Es kann eine gute Idee sein, in der Kamera einzustellen, dass gleichzeitig auch ein kleines JPG erstellt wird. Das hat jedoch den Nachteil, dass deine Kamera bei Serienbildern etwas langsamer wird, was das Speichern der Bilder angeht.  Eine schnelle Speicherkarte könnte hier Abhilfe schaffen, aber wenn die Speicherkarte schneller speichern kann, als deine Kamera speichert, hilft das auch nicht. Logisch, oder? Was den Speicherplatz angeht, so sind die kleinen JPG-Dateien nicht der Rede wert. Solltest du nur in Raw fotografieren, dann macht es Sinn, die angepassten JPG über eine Stapelverarbeitung zu erstellen. Eine Kantenlänge von 1000px mit einer Auflösung von 250px bei einer Qualität von 80% hat sich bei mir als Vorschauformat bewährt.

Warum so klein? Ich lade nach einer Con die Bilder auf Picdrop hoch. Dort kann man kostenlos drei Galerien anlegen, der Speicherplatz ist jedoch begrenzt. Ich kann die Galerien so einrichten, dass diese nur über einen Sicherheitslink erreicht werden können, diesen lasse ich dann der Orga zukommen. So kann der Veranstalter schon einmal gucken, welche Bilder sie nicht zeigen möchten. Zu diesem Zeitpunkt sollte die Galerie noch auf „kein Download“ geschaltet sein. Die Bilder werden von dem Fotoverantwortlichen mit einer roten Fahne markiert und anschließend von mir gelöscht. Auch auf meiner Festplatte lege ich einen Ordner an: „Rot – Nicht veröffentlichen“. 

Anschließend können die Teilnehmer sich die Galerie vornehmen und die Bilder markieren, die nicht öffentlich gezeigt werden sollen. Nachdem das gemacht wurde, veröffentliche ich die Bilder, beispielsweise via Facebook.
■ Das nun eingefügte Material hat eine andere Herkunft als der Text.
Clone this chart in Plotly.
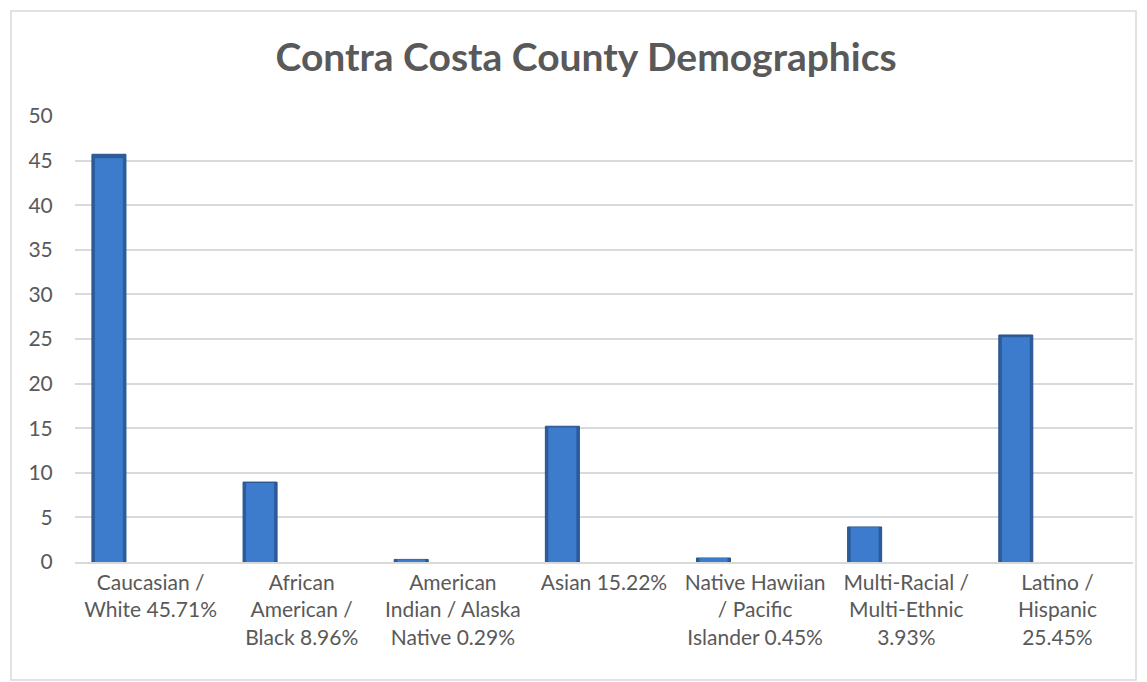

Da die Bildkompression von Facebook so manche Bilder unscharf erscheinen lassen kann, hat sich eine Kantenlänge von 2045px auf der langen Kante mit einer Auflösung von 250px bei 90% Qualität als die beste Option erwiesen. Für den normalen Nutzer reicht diese Auflösung auch vollkommen aus. Möchte man die Bilder auch hochauflösend den Spielern zu Verfügung stellen, hat sich eine Übertragung über Wetranfer als die beste Lösung erwiesen.

Hinweis: Natürlich ist das nicht der heilige Gral und jeder hat seine eigene Vorgehensweise, aber vielleicht helfen meine eigenen Erfahrungen euch.

Fazit

LARP-Fotografie ist anstrengend, aber auch sehr lohnenswert. Die eigentliche Arbeit kommt immer erst nach der Con und Geld verdienen die wenigsten Fotografen damit. Aber es macht Spaß, auch als Nicht-LARPer so der Szene nah sein zu dürfen.

Ich freue mich über konstruktive Anmerkungen, Kommentare, Ergänzungen und Hinweise, denn auch ich lerne noch immer hinzu.